Non a caso diversi esponenti del partito di Salvini si sono distinti per le loro dichiarazioni sessiste, anch’esse figlie di questa stessa mentalità, che rifugge dalle differenze e che, per sostenersi, ha bisogno di trovare sempre nuovi nemici. Gli stranieri, quelli con la pelle nera, i romeni, i cinesi, le donne, i rom, gli omosessuali e così via. Matteo Salvini, che stupido non è, ricorre a questa filosofia perché sa che la caccia al nemico è un tema forte, che unisce, compatta. E attira gli elettori. Purtroppo, però, rischia anche di segnare le menti dei più giovani, ragazze e ragazzi che stanno crescendo, quindi meno strutturati e, per via dell’età, già fisiologicamente propensi a vedere le cose in modo un po’ estremo, 'bianco o nero'. Salvini semplifica, e le semplificazioni piacciono, un po’ come nei videogiochi, dove è sempre molto chiaro chi sono quelli da distruggere.

Oggi, nel nostro panorama politico, sono stati via via sdoganati i peggiori comportamenti della natura umana, ci si fa vanto di sparare sentenze a raffica, di attaccare questo o quello, di 'cantarle chiare', urlare, aggredire.
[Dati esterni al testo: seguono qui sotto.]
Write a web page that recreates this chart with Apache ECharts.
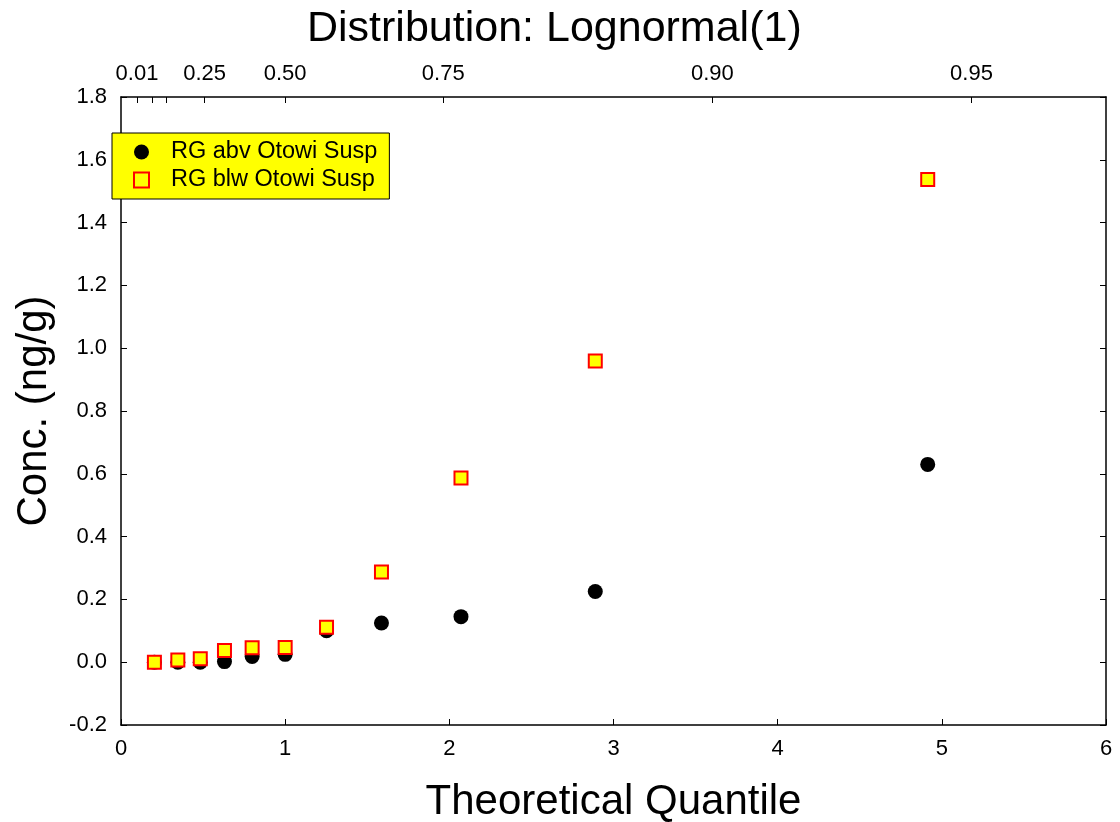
<!DOCTYPE html>
<html>
<head>
<meta charset="utf-8">
<script src="https://cdn.jsdelivr.net/npm/echarts@6/dist/echarts.min.js"></script>
<style>
  html, body { margin: 0; padding: 0; background: #fff; }
  #chart { width: 1120px; height: 822px; }
</style>
</head>
<body>
<div id="chart"></div>
<script>
// Theoretical lognormal quantiles (plotting positions) shared by both stations
const quantiles = [0.2035, 0.3462, 0.4829, 0.6303, 0.7988, 1.0, 1.2519, 1.5866, 2.071, 2.889, 4.914];

// Concentrations (ng/g)
const abvOtowi = [0.0, 0.0, 0.0, 0.002, 0.018, 0.025, 0.100, 0.125, 0.145, 0.225, 0.630];
const blwOtowi = [0.0, 0.007, 0.011, 0.037, 0.046, 0.047, 0.111, 0.287, 0.587, 0.959, 1.537];

const seriesNames = ['RG abv Otowi Susp', 'RG blw Otowi Susp'];

// Top probability axis: standard normal z-scores for each probability
const probLabels = ['0.01', '0.05', '0.10', '0.25', '0.50', '0.75', '0.90', '0.95'];
const probZ = [-2.3263, -1.6449, -1.2816, -0.6745, 0, 0.6745, 1.2816, 1.6449];
const probShown = ['0.01', '0.25', '0.50', '0.75', '0.90', '0.95'];

const probPos = probZ.map(z => Math.exp(z));
const probLabelPos = probShown.map(p => probPos[probLabels.indexOf(p)]);

function probText(v) {
  let best = 0, d = Infinity;
  probPos.forEach((p, i) => { const e = Math.abs(p - v); if (e < d) { d = e; best = i; } });
  return probLabels[best];
}

const FONT = 'Liberation Sans, Arial, sans-serif';
const axisLine = { show: true, onZero: false, lineStyle: { color: '#000', width: 1.5 } };
const tick = { show: true, inside: true, length: 6, lineStyle: { color: '#000', width: 1 } };

const chart = echarts.init(document.getElementById('chart'));
chart.setOption({
  animation: false,
  backgroundColor: '#fff',
  textStyle: { fontFamily: FONT, color: '#000' },
  title: {
    text: 'Distribution: Lognormal(1)',
    left: 302,
    top: 3,
    textStyle: { fontFamily: FONT, fontSize: 43, fontWeight: 'normal', color: '#000' }
  },
  legend: {
    orient: 'vertical',
    left: 112,
    top: 133,
    data: [
      { name: seriesNames[0], icon: 'circle' },
      { name: seriesNames[1], icon: 'rect' }
    ],
    backgroundColor: '#ffff00',
    borderColor: '#000',
    borderWidth: 1,
    borderRadius: 0,
    padding: [7, 12, 7, 21],
    itemGap: 4,
    itemWidth: 15,
    itemHeight: 15,
    textStyle: { fontFamily: FONT, fontSize: 23.5, color: '#000', padding: [0, 0, 0, 17] }
  },
  grid: { left: 121, right: 14, top: 97, bottom: 97, containLabel: false, outerBoundsMode: 'none' },
  xAxis: [
    {
      type: 'value', min: 0, max: 6, interval: 1, position: 'bottom',
      name: 'Theoretical Quantile', nameLocation: 'middle', nameGap: 56,
      nameTextStyle: { fontFamily: FONT, fontSize: 42, color: '#000' },
      axisLine: axisLine,
      axisTick: tick,
      axisLabel: { fontFamily: FONT, fontSize: 22, color: '#000', margin: 13 },
      splitLine: { show: false }
    },
    {
      type: 'value', min: 0, max: 6, position: 'top',
      axisLine: axisLine,
      axisTick: Object.assign({}, tick, { customValues: probPos }),
      axisLabel: { fontFamily: FONT, fontSize: 22, color: '#000', margin: 12, customValues: probLabelPos, formatter: probText },
      splitLine: { show: false }
    }
  ],
  yAxis: [
    {
      type: 'value', min: -0.2, max: 1.8, interval: 0.2, position: 'left',
      name: 'Conc. (ng/g)', nameLocation: 'middle', nameGap: 66,
      nameTextStyle: { fontFamily: FONT, fontSize: 42, color: '#000' },
      axisLine: axisLine,
      axisTick: tick,
      axisLabel: { fontFamily: FONT, fontSize: 22, color: '#000', margin: 14, formatter: v => v.toFixed(1) },
      splitLine: { show: false }
    },
    {
      type: 'value', min: -0.2, max: 1.8, interval: 0.2, position: 'right',
      axisLine: axisLine,
      axisTick: tick,
      axisLabel: { show: false },
      splitLine: { show: false }
    }
  ],
  series: [
    {
      name: seriesNames[0], type: 'scatter', xAxisIndex: 0, yAxisIndex: 0,
      symbol: 'circle', symbolSize: 15,
      itemStyle: { color: '#000', opacity: 1 },
      data: quantiles.map((q, i) => [q, abvOtowi[i]])
    },
    {
      name: seriesNames[1], type: 'scatter', xAxisIndex: 0, yAxisIndex: 0,
      symbol: 'rect', symbolSize: 13,
      itemStyle: { color: '#ffff00', borderColor: '#ff0000', borderWidth: 2, opacity: 1 },
      data: quantiles.map((q, i) => [q, blwOtowi[i]])
    }
  ]
});
</script>
</body>
</html>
Ripeto: è una pedagogia nera, contro la quale opporsi con forza. Come? Non con un eccesso di mitezza. Ma opponendo resistenza, rigore civile e morale, e aiutando le giovani generazioni a cogliere le sfide del nostro tempo, anziché averne paura. Contribuendo tutti a una società in cui si parlano più lingue, dove culture diverse entrano in contatto e si mescolano dando origine a nuove espressioni culturali, dove possano convivere religioni diverse, nel rispetto delle donne e dei bambini. I giovani non devono avere paura del futuro.

E non devono temere i conflitti, che sempre si generano nell’incontro tra diversi. Educatori, genitori, e insegnanti possono contrapporre al pensiero unico della pedagogia nera la capacità di gestire le contrarietà e viverle come sfide, opportunità, occasioni di crescita, apprendimento e felicità. In una parola, dobbiamo sforzarci di imparare, tutti insieme, una nuova cittadinanza.